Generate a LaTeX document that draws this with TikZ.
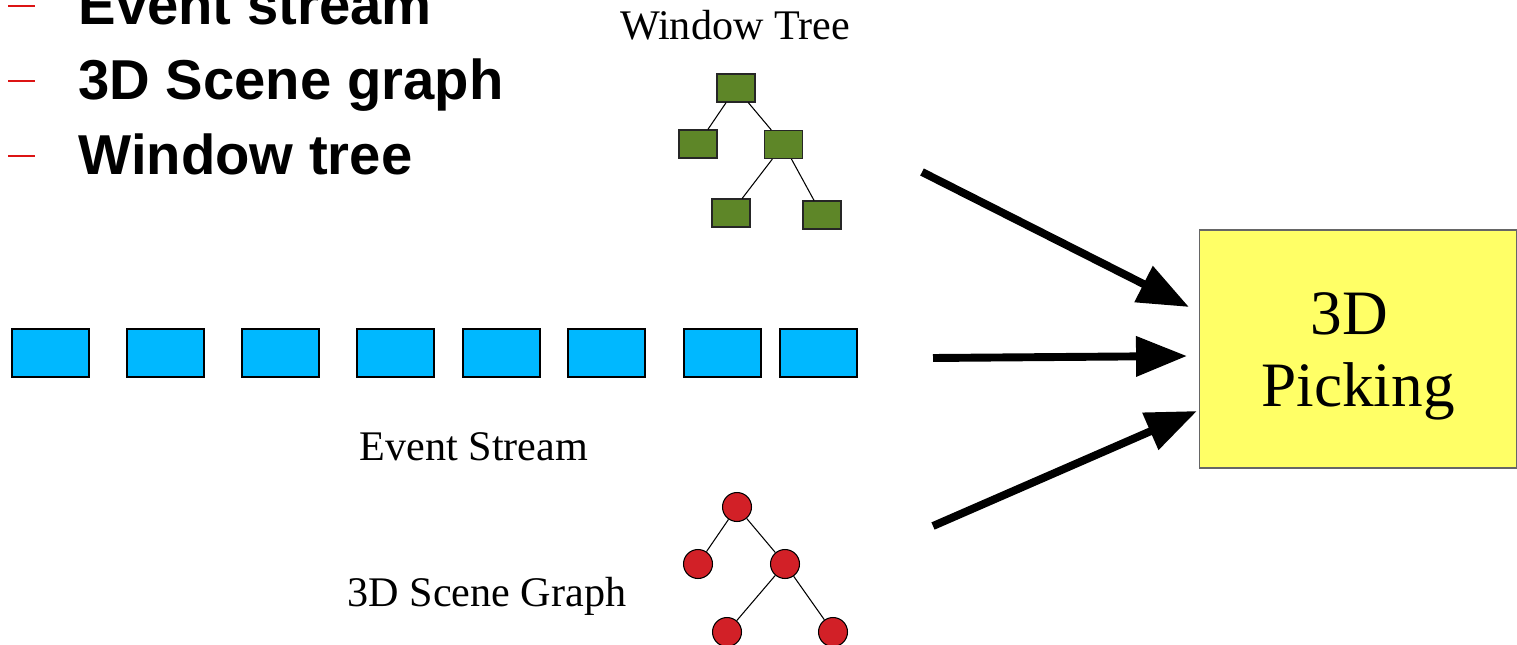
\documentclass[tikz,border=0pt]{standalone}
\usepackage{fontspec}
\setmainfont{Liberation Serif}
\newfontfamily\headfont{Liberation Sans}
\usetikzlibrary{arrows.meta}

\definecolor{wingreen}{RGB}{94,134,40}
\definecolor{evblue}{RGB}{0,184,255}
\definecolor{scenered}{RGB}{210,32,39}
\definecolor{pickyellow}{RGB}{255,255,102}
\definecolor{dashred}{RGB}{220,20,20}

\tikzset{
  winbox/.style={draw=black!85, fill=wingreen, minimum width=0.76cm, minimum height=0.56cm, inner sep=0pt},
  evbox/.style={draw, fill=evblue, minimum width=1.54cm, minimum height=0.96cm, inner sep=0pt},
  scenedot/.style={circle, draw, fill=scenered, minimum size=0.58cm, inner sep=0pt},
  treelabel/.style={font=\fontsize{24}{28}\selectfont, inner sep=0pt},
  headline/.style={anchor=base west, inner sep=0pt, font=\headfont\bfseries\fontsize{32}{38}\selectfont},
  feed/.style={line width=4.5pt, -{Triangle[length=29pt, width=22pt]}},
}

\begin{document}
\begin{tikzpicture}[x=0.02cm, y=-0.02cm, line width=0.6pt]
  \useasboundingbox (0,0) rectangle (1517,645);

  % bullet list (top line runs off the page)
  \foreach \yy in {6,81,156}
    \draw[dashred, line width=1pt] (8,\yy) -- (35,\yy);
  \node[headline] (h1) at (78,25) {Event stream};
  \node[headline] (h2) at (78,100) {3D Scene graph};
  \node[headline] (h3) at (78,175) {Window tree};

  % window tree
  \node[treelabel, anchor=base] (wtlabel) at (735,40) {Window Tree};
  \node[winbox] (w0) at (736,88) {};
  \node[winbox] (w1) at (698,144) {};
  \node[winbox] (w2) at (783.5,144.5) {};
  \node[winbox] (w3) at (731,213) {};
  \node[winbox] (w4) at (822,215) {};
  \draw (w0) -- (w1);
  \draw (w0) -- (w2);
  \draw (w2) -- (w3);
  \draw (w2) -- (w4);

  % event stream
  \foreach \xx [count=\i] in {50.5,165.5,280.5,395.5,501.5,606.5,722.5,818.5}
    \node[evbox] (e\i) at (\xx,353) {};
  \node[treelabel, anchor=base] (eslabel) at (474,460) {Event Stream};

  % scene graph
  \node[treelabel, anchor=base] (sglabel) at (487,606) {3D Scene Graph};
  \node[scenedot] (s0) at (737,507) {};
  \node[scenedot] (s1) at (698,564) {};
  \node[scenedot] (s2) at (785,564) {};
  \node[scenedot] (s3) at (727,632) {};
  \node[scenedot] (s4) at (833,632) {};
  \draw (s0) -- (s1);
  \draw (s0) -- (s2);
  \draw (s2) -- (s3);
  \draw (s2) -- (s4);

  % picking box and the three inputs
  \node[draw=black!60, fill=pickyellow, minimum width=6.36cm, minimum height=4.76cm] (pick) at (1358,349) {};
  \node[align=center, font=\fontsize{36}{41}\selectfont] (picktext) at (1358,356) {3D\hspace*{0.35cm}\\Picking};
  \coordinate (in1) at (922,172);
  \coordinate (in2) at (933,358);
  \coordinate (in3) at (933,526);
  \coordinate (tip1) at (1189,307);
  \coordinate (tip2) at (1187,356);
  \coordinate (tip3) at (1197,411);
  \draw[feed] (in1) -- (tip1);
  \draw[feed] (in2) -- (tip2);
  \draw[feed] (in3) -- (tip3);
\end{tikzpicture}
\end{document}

Prompt: Transcribe all of the material exactly, leaving out whatever pictures it contains.

Result of this task:
Generate a LaTeX document that draws this with TikZ.
\documentclass[tikz,border=0pt]{standalone}
\usepackage{fontspec}
\setmainfont{Liberation Serif}
\newfontfamily\headfont{Liberation Sans}
\usetikzlibrary{arrows.meta}

\definecolor{wingreen}{RGB}{94,134,40}
\definecolor{evblue}{RGB}{0,184,255}
\definecolor{scenered}{RGB}{210,32,39}
\definecolor{pickyellow}{RGB}{255,255,102}
\definecolor{dashred}{RGB}{220,20,20}

\tikzset{
  winbox/.style={draw=black!85, fill=wingreen, minimum width=0.76cm, minimum height=0.56cm, inner sep=0pt},
  evbox/.style={draw, fill=evblue, minimum width=1.54cm, minimum height=0.96cm, inner sep=0pt},
  scenedot/.style={circle, draw, fill=scenered, minimum size=0.58cm, inner sep=0pt},
  treelabel/.style={font=\fontsize{24}{28}\selectfont, inner sep=0pt},
  headline/.style={anchor=base west, inner sep=0pt, font=\headfont\bfseries\fontsize{32}{38}\selectfont},
  feed/.style={line width=4.5pt, -{Triangle[length=29pt, width=22pt]}},
}

\begin{document}
\begin{tikzpicture}[x=0.02cm, y=-0.02cm, line width=0.6pt]
  \useasboundingbox (0,0) rectangle (1517,645);

  % bullet list (top line runs off the page)
  \foreach \yy in {6,81,156}
    \draw[dashred, line width=1pt] (8,\yy) -- (35,\yy);
  \node[headline] (h1) at (78,25) {Event stream};
  \node[headline] (h2) at (78,100) {3D Scene graph};
  \node[headline] (h3) at (78,175) {Window tree};

  % window tree
  \node[treelabel, anchor=base] (wtlabel) at (735,40) {Window Tree};
  \node[winbox] (w0) at (736,88) {};
  \node[winbox] (w1) at (698,144) {};
  \node[winbox] (w2) at (783.5,144.5) {};
  \node[winbox] (w3) at (731,213) {};
  \node[winbox] (w4) at (822,215) {};
  \draw (w0) -- (w1);
  \draw (w0) -- (w2);
  \draw (w2) -- (w3);
  \draw (w2) -- (w4);

  % event stream
  \foreach \xx [count=\i] in {50.5,165.5,280.5,395.5,501.5,606.5,722.5,818.5}
    \node[evbox] (e\i) at (\xx,353) {};
  \node[treelabel, anchor=base] (eslabel) at (474,460) {Event Stream};

  % scene graph
  \node[treelabel, anchor=base] (sglabel) at (487,606) {3D Scene Graph};
  \node[scenedot] (s0) at (737,507) {};
  \node[scenedot] (s1) at (698,564) {};
  \node[scenedot] (s2) at (785,564) {};
  \node[scenedot] (s3) at (727,632) {};
  \node[scenedot] (s4) at (833,632) {};
  \draw (s0) -- (s1);
  \draw (s0) -- (s2);
  \draw (s2) -- (s3);
  \draw (s2) -- (s4);

  % picking box and the three inputs
  \node[draw=black!60, fill=pickyellow, minimum width=6.36cm, minimum height=4.76cm] (pick) at (1358,349) {};
  \node[align=center, font=\fontsize{36}{41}\selectfont] (picktext) at (1358,356) {3D\hspace*{0.35cm}\\Picking};
  \coordinate (in1) at (922,172);
  \coordinate (in2) at (933,358);
  \coordinate (in3) at (933,526);
  \coordinate (tip1) at (1189,307);
  \coordinate (tip2) at (1187,356);
  \coordinate (tip3) at (1197,411);
  \draw[feed] (in1) -- (tip1);
  \draw[feed] (in2) -- (tip2);
  \draw[feed] (in3) -- (tip3);
\end{tikzpicture}
\end{document}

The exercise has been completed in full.